Since the variable X shows up in both triangles, the angles will relate to one another - you just have to figure out HOW they relate.
If X = 10, then 2X = 20 and the angle "next to" 2X = 160. So, the third angle in the "left" triangle is 10; we have a 10/10/160, which is ISOSCELES.
If X = 20, then 2X = 40 and the angle "next to" 2X = 140. So, the third angle in the "left" triangle is 20; we have a 20/20/140, which is ISOSCELES.
IF X = 25, then 2X = 50 and the angle "next to" 2X = 130. So, the third angle in the "left" triangle is 25; we have a 25/25/130, which is ISOSCELES.

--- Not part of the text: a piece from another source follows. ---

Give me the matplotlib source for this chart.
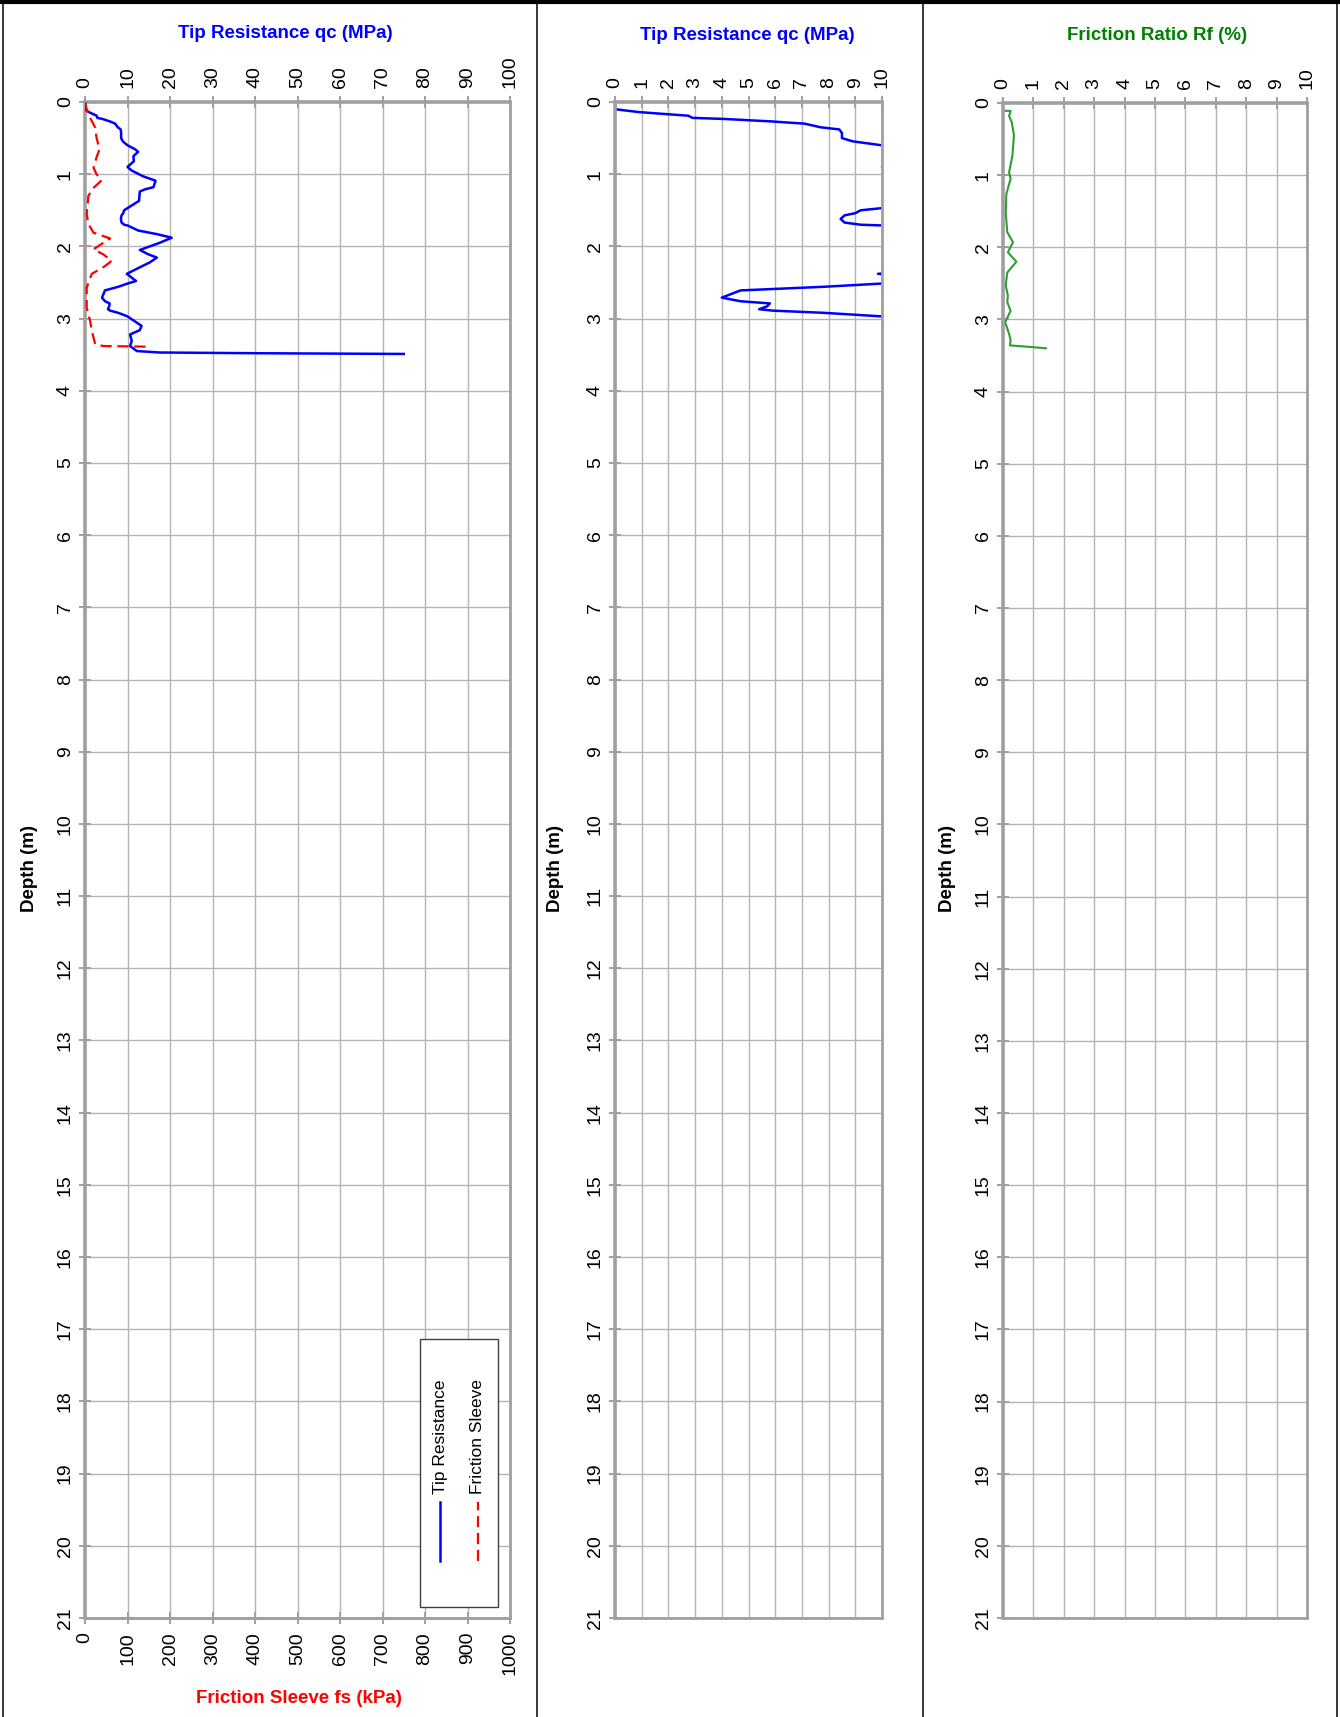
import matplotlib
matplotlib.use('Agg')
import matplotlib.pyplot as plt
from matplotlib.lines import Line2D
from matplotlib.patches import Rectangle
import numpy as np

plt.rcParams.update({
    'font.family': ['Liberation Sans', 'DejaVu Sans'],
    'font.size': 14,
})

# ── CPT sounding data (read off the log) ─────────────────────────────────────
# tip resistance qc (MPa) vs depth (m)
qc_depth = [0.00, 0.10, 0.14, 0.17, 0.19, 0.22, 0.235, 0.27, 0.30, 0.35, 0.38,
            0.43, 0.50, 0.545, 0.60, 0.655, 0.69, 0.75, 0.82, 0.90, 0.95, 1.03,
            1.09, 1.18, 1.21, 1.24, 1.37, 1.47, 1.50, 1.54, 1.57, 1.62, 1.67,
            1.70, 1.71, 1.78, 1.83, 1.88, 1.95, 2.05, 2.11, 2.155, 2.22, 2.29,
            2.38, 2.48, 2.515, 2.56, 2.61, 2.71, 2.76, 2.79, 2.83, 2.87, 2.89,
            2.92, 2.97, 3.01, 3.10, 3.16, 3.22, 3.31, 3.38, 3.45, 3.47, 3.48,
            3.49]
qc_mpa = [0.0, 0.0, 0.9, 2.0, 2.75, 2.9, 4.1, 5.9, 7.1, 7.7, 8.4,
          8.5, 8.5, 8.9, 10.0, 11.8, 12.5, 11.4, 11.5, 10.0, 11.0, 13.7,
          16.6, 16.1, 14.1, 12.9, 12.7, 10.0, 9.2, 9.0, 8.6, 8.45, 8.6,
          9.2, 10.0, 12.5, 16.9, 20.4, 17.6, 12.9, 14.9, 16.9, 15.3, 12.9,
          9.85, 12.0, 10.0, 7.8, 4.7, 4.0, 4.7, 5.8, 5.7, 5.4, 5.9,
          7.8, 10.0, 11.0, 13.3, 12.9, 10.6, 11.0, 10.6, 12.2, 17.6, 40.0,
          75.0]

# friction sleeve fs (kPa) vs depth (m)
fs_depth = [0.00, 0.10, 0.22, 0.355, 0.49, 0.655, 0.77, 0.91, 1.00, 1.085,
            1.19, 1.30, 1.555, 1.69, 1.81, 1.89, 2.04, 2.11, 2.20, 2.29, 2.38,
            2.57, 2.85, 3.03, 3.17, 3.355, 3.38, 3.39]
fs_kpa = [0, 4, 12, 24, 27, 34, 27, 20, 27, 39,
          20, 8, 4, 8, 20, 59, 20, 43, 63, 43, 16,
          4, 4, 12, 16, 24, 43, 153]

# friction ratio Rf (%) vs depth (m)
rf_depth = [0.00, 0.106, 0.11, 0.18, 0.27, 0.45, 0.73, 0.96, 1.05, 1.26, 1.52,
            1.79, 1.93, 2.07, 2.20, 2.35, 2.53, 2.67, 2.76, 2.88, 3.04, 3.20,
            3.29, 3.36, 3.38, 3.40]
rf_pct = [0.0, 0.0, 0.25, 0.20, 0.29, 0.36, 0.31, 0.20, 0.25, 0.11, 0.09,
          0.14, 0.33, 0.16, 0.44, 0.14, 0.09, 0.16, 0.14, 0.25, 0.07, 0.20,
          0.25, 0.23, 0.86, 1.41]

BLUE = '#0000ff'
RED = '#ff0000'
GREEN_T = '#008000'
GREEN_L = '#2e9e2e'
GRID = '#b3b3b3'
SPINE = '#a0a0a0'
TICK_KW = dict(direction='inout', length=8, width=1.4, color=SPINE,
               labelsize=14)

W, H = 1340, 1717
fig = plt.figure(figsize=(W / 100, H / 100), dpi=100)


def rect(l, t, r, b):
    return [l / W, 1 - b / H, (r - l) / W, (b - t) / H]


def fx(x):
    return x / W


def fy(y):
    return 1 - y / H


def style(ax, xmax, xstep):
    ax.set_xlim(0, xmax)
    ax.set_ylim(21, 0)
    ax.set_xticks(np.arange(0, xmax + xstep / 2, xstep))
    ax.set_yticks(np.arange(0, 22, 1))
    ax.xaxis.tick_top()
    ax.grid(True, color=GRID, lw=1.0)
    ax.set_axisbelow(True)
    for s in ax.spines.values():
        s.set_color(SPINE)
        s.set_linewidth(2.0)
    ax.spines['top'].set_linewidth(2.6)
    ax.spines['left'].set_linewidth(2.6)
    ax.tick_params(**TICK_KW)
    ax.tick_params(axis='x', labelrotation=90, pad=6)
    ax.tick_params(axis='y', labelrotation=90, pad=4)
    for lab in ax.get_yticklabels():
        lab.set_va('center')
    for lab in ax.get_xticklabels():
        lab.set_va('bottom')


# ── Panel 1: qc and fs ──────────────────────────────────────────────────────
ax1 = fig.add_axes(rect(85, 102, 510, 1618))
ax1b = ax1.twiny()
style(ax1, 100, 10)
ax1.plot(qc_mpa, qc_depth, color=BLUE, lw=1.8, zorder=3)

ax1b.set_xlim(0, 1000)
ax1b.set_ylim(21, 0)
ax1b.xaxis.tick_bottom()
ax1b.set_xticks(np.arange(0, 1001, 100))
for s in ax1b.spines.values():
    s.set_visible(False)
ax1b.spines['bottom'].set_visible(True)
ax1b.spines['bottom'].set_color(SPINE)
ax1b.spines['bottom'].set_linewidth(2.0)
ax1b.tick_params(labelrotation=90, pad=6, **TICK_KW)
for lab in ax1b.get_xticklabels():
    lab.set_va('top')
ax1b.plot(fs_kpa, fs_depth, color=RED, lw=1.6, ls=(0, (5, 2.6)), zorder=3)

# ── Panel 2: qc zoomed to 0-10 MPa ──────────────────────────────────────────
ax2 = fig.add_axes(rect(615, 102, 882, 1618))
style(ax2, 10, 1)
ax2.plot(qc_mpa, qc_depth, color=BLUE, lw=1.8)

# ── Panel 3: friction ratio ─────────────────────────────────────────────────
ax3 = fig.add_axes(rect(1003, 103, 1307, 1618))
style(ax3, 10, 1)
ax3.plot(rf_pct, rf_depth, color=GREEN_L, lw=1.5)

# ── Titles & axis labels ────────────────────────────────────────────────────
bold = dict(fontsize=13.5, fontweight='bold', ha='center', va='center')
fig.text(fx(285), fy(33), 'Tip Resistance qc (MPa)', color=BLUE, **bold)
fig.text(fx(747), fy(35), 'Tip Resistance qc (MPa)', color=BLUE, **bold)
fig.text(fx(1157), fy(35), 'Friction Ratio Rf (%)', color=GREEN_T, **bold)
fig.text(fx(299), fy(1698), 'Friction Sleeve fs (kPa)', color=RED, **bold)
for xl in (29, 555, 948):
    fig.text(fx(xl), fy(868), 'Depth (m)', rotation=90, **bold)

# ── Legend (vertical, rotated entries) ──────────────────────────────────────
fig.add_artist(Rectangle((fx(420), fy(1607)), 78 / W, 268 / H,
                         transform=fig.transFigure, facecolor='white',
                         edgecolor='#404040', lw=1.0, zorder=5))
fig.add_artist(Line2D([fx(440), fx(440)], [fy(1561), fy(1502)],
                      transform=fig.transFigure, color=BLUE, lw=1.8, zorder=6))
fig.add_artist(Line2D([fx(478), fx(478)], [fy(1561), fy(1502)],
                      transform=fig.transFigure, color=RED, lw=1.6,
                      ls=(0, (5, 2.6)), zorder=6))
fig.text(fx(440), fy(1494), 'Tip Resistance', rotation=90, ha='center',
         va='bottom', fontsize=12.5, zorder=6)
fig.text(fx(478), fy(1494), 'Friction Sleeve', rotation=90, ha='center',
         va='bottom', fontsize=12.5, zorder=6)

# ── Sheet frame ─────────────────────────────────────────────────────────────
frame = dict(transform=fig.transFigure, color='black', zorder=7)
fig.add_artist(Line2D([0, 1], [fy(2), fy(2)], lw=3, **frame))
for xv in (3, 537, 923, 1337):
    fig.add_artist(Line2D([fx(xv), fx(xv)], [fy(2), 0], lw=1.1, **frame))

fig.savefig('out.png', dpi=100)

This proves a pattern. Whatever we pick for X, we end up with an ISOSCELES triangle.
With this information, it becomes really easy to deal with Fact 1 (you can point to all of the Isosceles triangle sides - they all equal 6) and Fact 2 (it has no information on the lengths of sides, so it can't be enough to answer the question).
You can TEST VALUES in may questions to discover patterns and get the correct answer, so keep it in mind when you see variables in a prompt.
GMAT assassins aren't born, they're made,
Rich